Gov. Ron DeSantis visited Turkey Lake Service Plaza in Orlando Friday afternoon alongside the Florida Department of Environmental Protection secretary Noah Valenstein and representatives from Tesla to make what his office called a “major announcement.”
He said the funds for the the investment come from a settlement against Volkswagen for violating the Clean Air Act.
The state was awarded $166 million as part of the settlement. From that, $8.5 million will be used to create the 74 charging stations along Interstate 75 and Intestate 95, spanning about 1,200 miles.

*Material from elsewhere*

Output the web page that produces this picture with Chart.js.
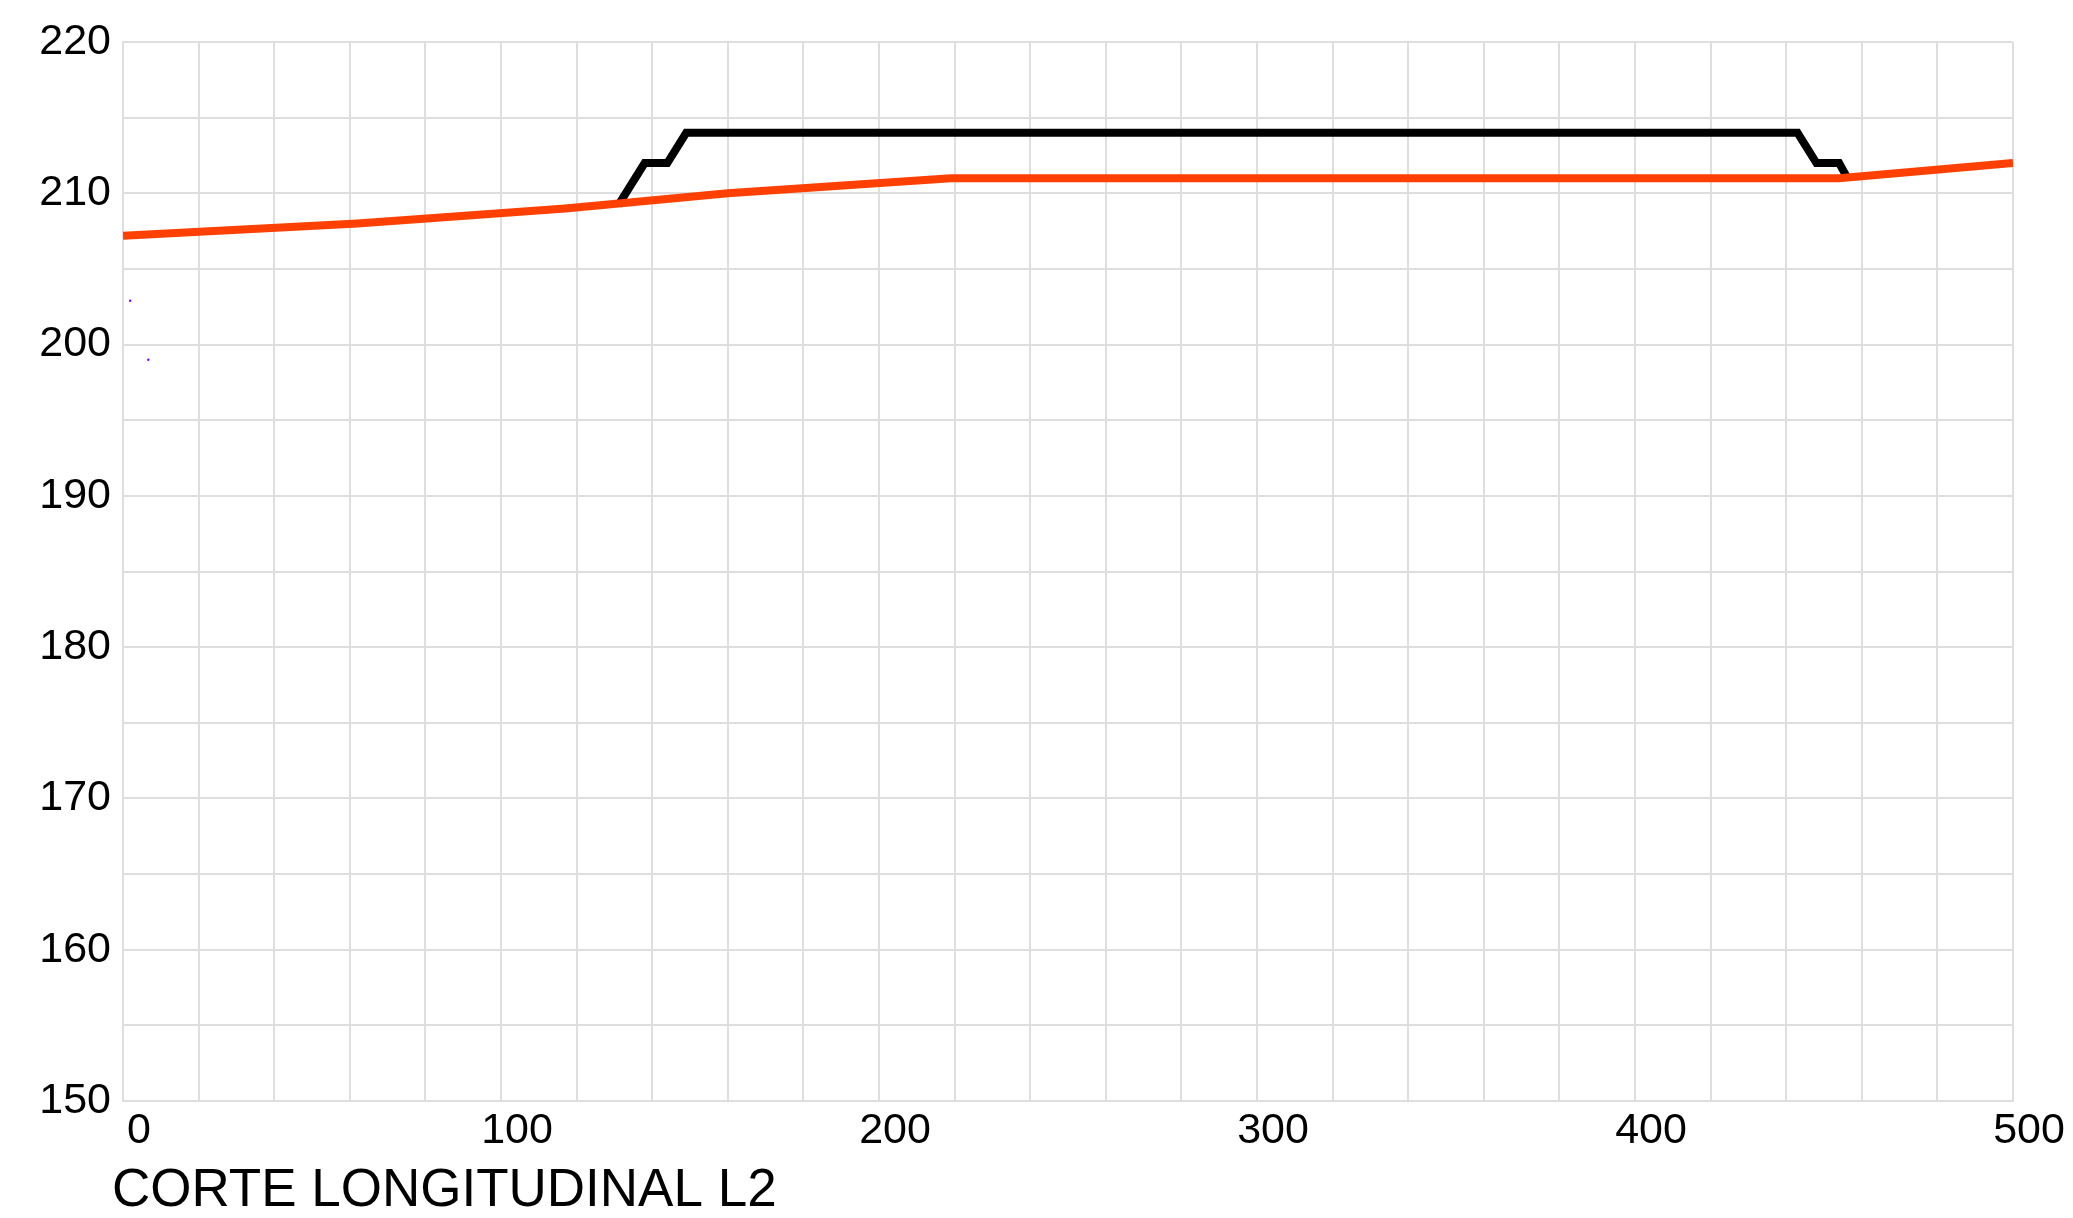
<!DOCTYPE html>
<html>
<head>
<meta charset="utf-8">
<script src="https://cdn.jsdelivr.net/npm/chart.js@4/dist/chart.umd.min.js"></script>
<style>
  body { margin: 0; background: #fff; }
  #wrap { width: 2073px; height: 1218px; position: relative; }
</style>
</head>
<body>
<div id="wrap"><canvas id="myChart"></canvas></div>
<script>
// ********** data ************
// terrain profile (orange)
const terrainX = [0, 62, 117, 160, 219, 454, 500];
const terrainY = [207.2, 208.0, 209.0, 210.0, 211.0, 211.0, 212.0];

// platform section (black)
const platformX = [131, 138, 144, 149, 443, 448, 454, 456];
const platformY = [209.2, 212.0, 212.0, 214.0, 214.0, 212.0, 212.0, 211.1];

// stray points (purple)
const strayX = [1.9, 6.7];
const strayY = [202.9, 199.0];

// axis ticks
const xTickLabels = [0, 100, 200, 300, 400, 500];
const yTickLabels = [150, 160, 170, 180, 190, 200, 210, 220];

const titleText = "CORTE LONGITUDINAL L2";

const toPoints = (xs, ys) => xs.map((x, i) => ({ x: x, y: ys[i] }));

const gridColor = "#dedede";
const font = "'Liberation Sans', Arial, sans-serif";

// caption under the x axis, a bit left of the plot edge
const captionPlugin = {
  id: "caption",
  afterDraw(chart) {
    const c = chart.ctx;
    c.save();
    c.fillStyle = "#000";
    c.font = "53px " + font;
    c.textAlign = "left";
    c.textBaseline = "alphabetic";
    c.fillText(titleText, chart.chartArea.left - 11, chart.chartArea.bottom + 105);
    c.restore();
  },
};

// ********** chart ************
const ctx = document.getElementById("myChart");
const myChart = new Chart(ctx, {
  type: "scatter",
  data: {
    datasets: [
      {
        data: toPoints(terrainX, terrainY),
        showLine: true,
        borderColor: "#ff4000",
        borderWidth: 8,
        pointRadius: 0,
        borderJoinStyle: "miter",
      },
      {
        data: toPoints(platformX, platformY),
        showLine: true,
        borderColor: "#000000",
        borderWidth: 8,
        pointRadius: 0,
        borderJoinStyle: "miter",
      },
      {
        data: toPoints(strayX, strayY),
        showLine: false,
        pointRadius: 1.2,
        pointBorderWidth: 0,
        backgroundColor: "#8000ff",
      },
    ],
  },
  plugins: [captionPlugin],
  options: {
    responsive: true,
    maintainAspectRatio: false,
    animation: false,
    layout: { padding: { left: 0, right: 60, top: 42, bottom: 0 } },
    plugins: {
      legend: { display: false },
      tooltip: { enabled: false },
    },
    scales: {
      x: {
        type: "linear",
        min: 0,
        max: 500,
        ticks: {
          stepSize: 20,
          color: "#000",
          padding: 4,
          labelOffset: 16,
          maxRotation: 0,
          autoSkip: false,
          font: { family: font, size: 43 },
          callback: (v) => (xTickLabels.includes(v) ? String(v) : ""),
        },
        grid: { color: gridColor, lineWidth: 2, drawTicks: false },
        border: { color: gridColor, width: 2 },
        afterFit: (scale) => {
          scale.height = 117;
        },
      },
      y: {
        type: "linear",
        min: 150,
        max: 220,
        ticks: {
          stepSize: 5,
          color: "#000",
          padding: 12,
          autoSkip: false,
          font: { family: font, size: 43 },
          callback: (v) => (yTickLabels.includes(v) ? String(v) : ""),
        },
        grid: { color: gridColor, lineWidth: 2, drawTicks: false },
        border: { color: gridColor, width: 2 },
        afterFit: (scale) => {
          scale.width = 123;
        },
      },
    },
  },
});
</script>
</body>
</html>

“While the coronavirus pandemic has caused some delay, I am pleased to be able to announce today that after developing and submitting a plan to the trustees of the settlement funds, getting that plan approved and then completing the planning and procurement process. We are now ready to award over $8.5 million in contracts to build 74 additional fast electric charging stations belongs to Florida has major highways and evacuation routes,” DeSantis said.
There are plans in the future to add additional charging stations using that same settlement money.
DeSantis said the charging stations will likely be completed within a matter of weeks.
Valenstein called the move “another step forward for the environment here in Florida.”
With the charging stations already slated to be built along the Turnpike by the Florida Department of Transportation, there will soon be about 100 charging stations statewide. Those Turnpike charging stations should be done within about 60 days.
“The result of all this work will mean electric car owners will not have to worry about where they will be able to charge their car when using our major highway and this is important, obviously for travel normally, but also critically for hurricane evacuation,” DeSantis said.
The focus initially will be on Central and South Florida, where most electric car owners live, and eventually move into the Panhandle and along Interstate 10. The governor added that electric car purchases have increased “tenfold” in the past nine years.
Part of the investment, he said, is to ensure that the stations can quickly charge vehicles.
“You know, you go in, you plug, you go to like a gas station or something inside the service store, get a drink, you come out, and the thing can be charged in a relatively short amount of time,” DeSantis said. “Some of the longer charging stations would take sometimes 30 minutes or more.”
As far as the rest of the settlement money goes, DeSantis said it will largely be used on “electric or alternative fuel school and transit buses and the replacement of other high emission vehicles.”